Aim of the task — From the entries below, copy exactly the lines from the one that contains "Generate a Python" through the one that contains "groups = ['CA", both included, and only those.

--- Start of Data shown ---

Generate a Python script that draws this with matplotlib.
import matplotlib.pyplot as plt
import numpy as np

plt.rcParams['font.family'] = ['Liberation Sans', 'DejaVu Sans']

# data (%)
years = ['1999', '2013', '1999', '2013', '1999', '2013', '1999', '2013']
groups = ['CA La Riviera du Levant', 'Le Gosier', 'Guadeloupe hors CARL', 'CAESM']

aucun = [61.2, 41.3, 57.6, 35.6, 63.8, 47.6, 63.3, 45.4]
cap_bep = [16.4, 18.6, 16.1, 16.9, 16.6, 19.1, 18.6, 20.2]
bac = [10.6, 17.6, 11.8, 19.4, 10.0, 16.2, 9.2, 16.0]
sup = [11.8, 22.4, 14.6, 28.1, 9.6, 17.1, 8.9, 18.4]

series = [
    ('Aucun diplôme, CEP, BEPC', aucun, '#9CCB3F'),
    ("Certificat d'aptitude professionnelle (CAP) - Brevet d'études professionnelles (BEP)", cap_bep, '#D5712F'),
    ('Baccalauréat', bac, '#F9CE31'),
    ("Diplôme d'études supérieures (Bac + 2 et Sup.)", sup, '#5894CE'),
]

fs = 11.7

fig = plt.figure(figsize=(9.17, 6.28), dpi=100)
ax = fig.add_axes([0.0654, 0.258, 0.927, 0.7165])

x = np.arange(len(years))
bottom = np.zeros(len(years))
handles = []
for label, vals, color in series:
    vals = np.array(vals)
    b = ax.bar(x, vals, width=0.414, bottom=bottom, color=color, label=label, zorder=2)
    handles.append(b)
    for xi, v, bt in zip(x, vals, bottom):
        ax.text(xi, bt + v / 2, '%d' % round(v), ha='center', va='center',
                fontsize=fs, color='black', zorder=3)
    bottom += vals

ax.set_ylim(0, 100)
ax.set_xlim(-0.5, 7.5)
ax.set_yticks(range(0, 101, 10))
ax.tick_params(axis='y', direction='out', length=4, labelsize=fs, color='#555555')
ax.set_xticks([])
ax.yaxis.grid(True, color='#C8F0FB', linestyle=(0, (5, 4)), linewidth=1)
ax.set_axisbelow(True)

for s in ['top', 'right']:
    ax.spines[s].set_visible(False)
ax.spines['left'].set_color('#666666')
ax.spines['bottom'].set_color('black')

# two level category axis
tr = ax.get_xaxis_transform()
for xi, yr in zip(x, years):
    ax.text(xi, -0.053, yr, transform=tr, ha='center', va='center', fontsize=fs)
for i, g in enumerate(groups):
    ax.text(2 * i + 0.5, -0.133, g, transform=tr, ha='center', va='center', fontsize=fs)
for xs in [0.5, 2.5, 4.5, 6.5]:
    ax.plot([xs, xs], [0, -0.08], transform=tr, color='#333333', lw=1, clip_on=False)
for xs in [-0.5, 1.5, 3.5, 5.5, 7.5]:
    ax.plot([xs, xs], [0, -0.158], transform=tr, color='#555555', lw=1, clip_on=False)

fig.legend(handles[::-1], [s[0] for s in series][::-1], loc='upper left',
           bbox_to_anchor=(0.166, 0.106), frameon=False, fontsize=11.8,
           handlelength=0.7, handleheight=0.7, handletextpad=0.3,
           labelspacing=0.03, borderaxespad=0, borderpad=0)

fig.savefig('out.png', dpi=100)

--- End of Data shown ---
--- Start of Data shown ---

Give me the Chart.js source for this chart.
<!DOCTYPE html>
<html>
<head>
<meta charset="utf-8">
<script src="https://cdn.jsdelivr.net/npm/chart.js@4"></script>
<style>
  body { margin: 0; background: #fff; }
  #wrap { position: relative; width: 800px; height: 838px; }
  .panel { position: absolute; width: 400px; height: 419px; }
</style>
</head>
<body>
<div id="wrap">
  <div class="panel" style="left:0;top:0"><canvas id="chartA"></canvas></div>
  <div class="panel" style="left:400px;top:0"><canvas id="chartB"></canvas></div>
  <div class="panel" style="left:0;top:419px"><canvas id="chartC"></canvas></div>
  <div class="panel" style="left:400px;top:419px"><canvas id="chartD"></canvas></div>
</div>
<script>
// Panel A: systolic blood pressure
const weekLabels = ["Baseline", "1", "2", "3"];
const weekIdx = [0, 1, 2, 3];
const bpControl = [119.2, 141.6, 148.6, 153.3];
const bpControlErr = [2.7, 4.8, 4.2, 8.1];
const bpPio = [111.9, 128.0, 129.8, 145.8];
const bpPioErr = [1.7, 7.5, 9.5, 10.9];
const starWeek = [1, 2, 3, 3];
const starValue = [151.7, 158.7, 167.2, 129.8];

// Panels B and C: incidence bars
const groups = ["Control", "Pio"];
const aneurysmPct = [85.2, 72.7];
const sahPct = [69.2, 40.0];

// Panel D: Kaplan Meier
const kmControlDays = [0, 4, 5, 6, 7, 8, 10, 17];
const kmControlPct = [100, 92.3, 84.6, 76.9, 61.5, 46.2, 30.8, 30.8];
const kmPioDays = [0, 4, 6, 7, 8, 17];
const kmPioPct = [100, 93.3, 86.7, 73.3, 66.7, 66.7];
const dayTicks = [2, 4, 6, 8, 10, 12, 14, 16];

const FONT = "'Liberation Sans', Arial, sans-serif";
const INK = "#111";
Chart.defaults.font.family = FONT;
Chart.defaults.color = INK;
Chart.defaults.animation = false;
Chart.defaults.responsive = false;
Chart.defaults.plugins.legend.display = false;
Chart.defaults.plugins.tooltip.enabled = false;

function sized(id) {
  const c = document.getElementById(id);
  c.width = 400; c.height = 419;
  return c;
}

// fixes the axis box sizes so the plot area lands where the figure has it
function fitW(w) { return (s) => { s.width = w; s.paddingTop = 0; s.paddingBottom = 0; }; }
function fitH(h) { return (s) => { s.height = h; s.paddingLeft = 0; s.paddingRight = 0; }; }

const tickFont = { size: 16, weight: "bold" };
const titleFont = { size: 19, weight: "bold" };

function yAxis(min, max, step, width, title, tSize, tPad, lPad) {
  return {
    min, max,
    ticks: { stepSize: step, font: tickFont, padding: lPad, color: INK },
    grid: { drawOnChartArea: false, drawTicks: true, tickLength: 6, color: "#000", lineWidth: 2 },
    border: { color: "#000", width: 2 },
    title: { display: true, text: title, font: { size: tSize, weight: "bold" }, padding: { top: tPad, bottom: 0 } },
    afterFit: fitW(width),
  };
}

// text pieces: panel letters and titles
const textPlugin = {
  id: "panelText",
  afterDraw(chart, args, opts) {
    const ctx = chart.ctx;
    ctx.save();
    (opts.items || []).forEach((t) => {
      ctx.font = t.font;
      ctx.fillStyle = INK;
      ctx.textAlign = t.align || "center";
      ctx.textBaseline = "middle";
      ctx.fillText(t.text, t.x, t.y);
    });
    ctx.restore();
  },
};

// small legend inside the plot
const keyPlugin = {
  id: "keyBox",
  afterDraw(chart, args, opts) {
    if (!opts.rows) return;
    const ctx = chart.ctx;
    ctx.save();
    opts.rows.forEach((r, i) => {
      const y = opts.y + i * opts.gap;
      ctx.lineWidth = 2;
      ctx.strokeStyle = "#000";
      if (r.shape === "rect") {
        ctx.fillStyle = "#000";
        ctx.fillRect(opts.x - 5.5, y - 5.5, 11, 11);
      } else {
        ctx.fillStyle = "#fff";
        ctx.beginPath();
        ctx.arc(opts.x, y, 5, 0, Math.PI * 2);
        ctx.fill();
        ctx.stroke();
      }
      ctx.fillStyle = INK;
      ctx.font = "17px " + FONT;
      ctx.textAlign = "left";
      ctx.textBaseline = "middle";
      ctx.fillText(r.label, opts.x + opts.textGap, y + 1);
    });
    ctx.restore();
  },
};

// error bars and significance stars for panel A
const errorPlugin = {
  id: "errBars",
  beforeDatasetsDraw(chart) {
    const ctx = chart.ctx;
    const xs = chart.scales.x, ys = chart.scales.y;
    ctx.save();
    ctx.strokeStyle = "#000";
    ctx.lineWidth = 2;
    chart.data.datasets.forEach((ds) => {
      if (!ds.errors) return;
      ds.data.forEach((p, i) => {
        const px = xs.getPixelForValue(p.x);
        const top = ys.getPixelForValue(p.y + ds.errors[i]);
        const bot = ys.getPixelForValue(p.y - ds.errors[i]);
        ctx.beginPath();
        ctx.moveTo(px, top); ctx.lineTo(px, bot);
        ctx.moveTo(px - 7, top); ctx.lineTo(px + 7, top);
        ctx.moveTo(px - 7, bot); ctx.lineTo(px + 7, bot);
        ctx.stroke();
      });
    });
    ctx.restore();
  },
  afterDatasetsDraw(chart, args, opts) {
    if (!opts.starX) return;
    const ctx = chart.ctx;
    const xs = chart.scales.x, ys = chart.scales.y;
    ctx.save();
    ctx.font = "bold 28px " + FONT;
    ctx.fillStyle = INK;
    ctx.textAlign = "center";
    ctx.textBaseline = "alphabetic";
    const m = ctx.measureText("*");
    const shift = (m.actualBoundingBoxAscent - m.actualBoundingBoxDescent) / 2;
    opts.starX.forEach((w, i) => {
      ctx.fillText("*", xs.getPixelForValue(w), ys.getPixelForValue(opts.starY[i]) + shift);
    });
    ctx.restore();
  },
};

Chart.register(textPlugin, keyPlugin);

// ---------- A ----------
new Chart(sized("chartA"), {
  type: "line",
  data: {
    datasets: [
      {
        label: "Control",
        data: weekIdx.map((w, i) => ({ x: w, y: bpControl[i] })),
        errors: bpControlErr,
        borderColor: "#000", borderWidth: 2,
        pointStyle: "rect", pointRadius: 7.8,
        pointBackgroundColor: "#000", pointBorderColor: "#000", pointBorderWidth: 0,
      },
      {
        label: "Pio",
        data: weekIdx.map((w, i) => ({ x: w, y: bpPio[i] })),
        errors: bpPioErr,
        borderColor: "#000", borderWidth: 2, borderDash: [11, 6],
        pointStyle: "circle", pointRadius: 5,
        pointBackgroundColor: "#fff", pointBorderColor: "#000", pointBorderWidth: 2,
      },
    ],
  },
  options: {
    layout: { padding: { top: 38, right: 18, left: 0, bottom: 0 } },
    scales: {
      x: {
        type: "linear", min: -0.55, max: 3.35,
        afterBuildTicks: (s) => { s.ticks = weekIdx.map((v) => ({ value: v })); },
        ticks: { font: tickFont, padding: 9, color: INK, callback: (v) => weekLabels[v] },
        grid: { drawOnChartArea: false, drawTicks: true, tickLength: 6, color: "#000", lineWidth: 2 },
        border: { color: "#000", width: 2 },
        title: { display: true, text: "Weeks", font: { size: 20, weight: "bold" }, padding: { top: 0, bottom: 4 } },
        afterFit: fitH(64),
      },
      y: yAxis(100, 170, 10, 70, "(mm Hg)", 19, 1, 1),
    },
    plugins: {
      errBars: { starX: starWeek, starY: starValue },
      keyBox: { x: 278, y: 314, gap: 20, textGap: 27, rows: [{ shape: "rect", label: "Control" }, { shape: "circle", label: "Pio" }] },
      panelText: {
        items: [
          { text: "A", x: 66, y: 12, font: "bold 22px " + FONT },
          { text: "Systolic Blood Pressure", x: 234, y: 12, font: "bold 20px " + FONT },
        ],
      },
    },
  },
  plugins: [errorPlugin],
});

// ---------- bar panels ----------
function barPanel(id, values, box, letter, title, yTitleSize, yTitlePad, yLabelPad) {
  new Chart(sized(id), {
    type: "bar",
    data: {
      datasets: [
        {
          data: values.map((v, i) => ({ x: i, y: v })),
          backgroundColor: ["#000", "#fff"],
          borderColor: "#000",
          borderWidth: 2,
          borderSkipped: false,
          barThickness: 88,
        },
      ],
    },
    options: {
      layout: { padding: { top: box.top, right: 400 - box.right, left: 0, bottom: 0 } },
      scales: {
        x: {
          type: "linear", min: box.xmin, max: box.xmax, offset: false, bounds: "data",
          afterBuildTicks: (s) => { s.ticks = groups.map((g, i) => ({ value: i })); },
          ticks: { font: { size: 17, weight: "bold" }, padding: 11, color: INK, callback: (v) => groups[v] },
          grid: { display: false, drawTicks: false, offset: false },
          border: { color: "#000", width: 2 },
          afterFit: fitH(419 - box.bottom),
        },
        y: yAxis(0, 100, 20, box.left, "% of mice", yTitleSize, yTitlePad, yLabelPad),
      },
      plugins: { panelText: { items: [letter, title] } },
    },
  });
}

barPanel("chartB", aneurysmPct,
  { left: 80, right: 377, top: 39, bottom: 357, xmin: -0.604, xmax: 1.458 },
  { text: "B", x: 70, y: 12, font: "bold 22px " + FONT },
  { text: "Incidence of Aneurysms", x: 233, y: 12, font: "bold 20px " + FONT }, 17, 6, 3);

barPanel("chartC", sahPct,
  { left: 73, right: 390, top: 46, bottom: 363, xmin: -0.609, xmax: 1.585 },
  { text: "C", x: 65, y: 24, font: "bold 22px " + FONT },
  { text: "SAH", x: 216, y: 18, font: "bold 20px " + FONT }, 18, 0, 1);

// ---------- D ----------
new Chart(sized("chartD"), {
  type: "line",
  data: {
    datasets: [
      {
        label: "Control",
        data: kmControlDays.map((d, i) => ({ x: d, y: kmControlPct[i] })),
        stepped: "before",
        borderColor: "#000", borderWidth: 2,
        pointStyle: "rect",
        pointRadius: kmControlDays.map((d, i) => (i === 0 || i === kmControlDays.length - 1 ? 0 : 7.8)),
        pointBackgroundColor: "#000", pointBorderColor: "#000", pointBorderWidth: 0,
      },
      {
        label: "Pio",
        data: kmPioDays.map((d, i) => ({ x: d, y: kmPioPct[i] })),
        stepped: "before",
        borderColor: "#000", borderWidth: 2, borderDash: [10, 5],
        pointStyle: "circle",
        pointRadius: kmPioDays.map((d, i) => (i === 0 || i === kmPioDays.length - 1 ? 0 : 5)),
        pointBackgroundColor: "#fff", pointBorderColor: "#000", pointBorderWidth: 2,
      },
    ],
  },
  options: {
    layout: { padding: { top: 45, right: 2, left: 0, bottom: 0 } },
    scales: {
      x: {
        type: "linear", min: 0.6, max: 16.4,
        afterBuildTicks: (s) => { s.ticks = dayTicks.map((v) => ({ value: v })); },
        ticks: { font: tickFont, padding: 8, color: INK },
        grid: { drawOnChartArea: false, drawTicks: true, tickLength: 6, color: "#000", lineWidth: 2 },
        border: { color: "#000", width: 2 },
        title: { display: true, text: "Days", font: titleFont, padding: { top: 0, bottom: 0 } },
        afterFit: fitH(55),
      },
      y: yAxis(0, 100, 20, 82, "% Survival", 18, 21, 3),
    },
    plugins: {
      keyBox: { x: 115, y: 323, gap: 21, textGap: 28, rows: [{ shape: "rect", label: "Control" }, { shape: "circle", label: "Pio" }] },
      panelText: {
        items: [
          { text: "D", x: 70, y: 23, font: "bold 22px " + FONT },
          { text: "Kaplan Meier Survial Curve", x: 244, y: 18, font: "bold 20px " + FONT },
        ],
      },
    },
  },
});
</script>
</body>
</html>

--- End of Data shown ---

Response to this task —
Generate a Python script that draws this with matplotlib.
import matplotlib.pyplot as plt
import numpy as np

plt.rcParams['font.family'] = ['Liberation Sans', 'DejaVu Sans']

# data (%)
years = ['1999', '2013', '1999', '2013', '1999', '2013', '1999', '2013']
groups = ['CA La Riviera du Levant', 'Le Gosier', 'Guadeloupe hors CARL', 'CAESM']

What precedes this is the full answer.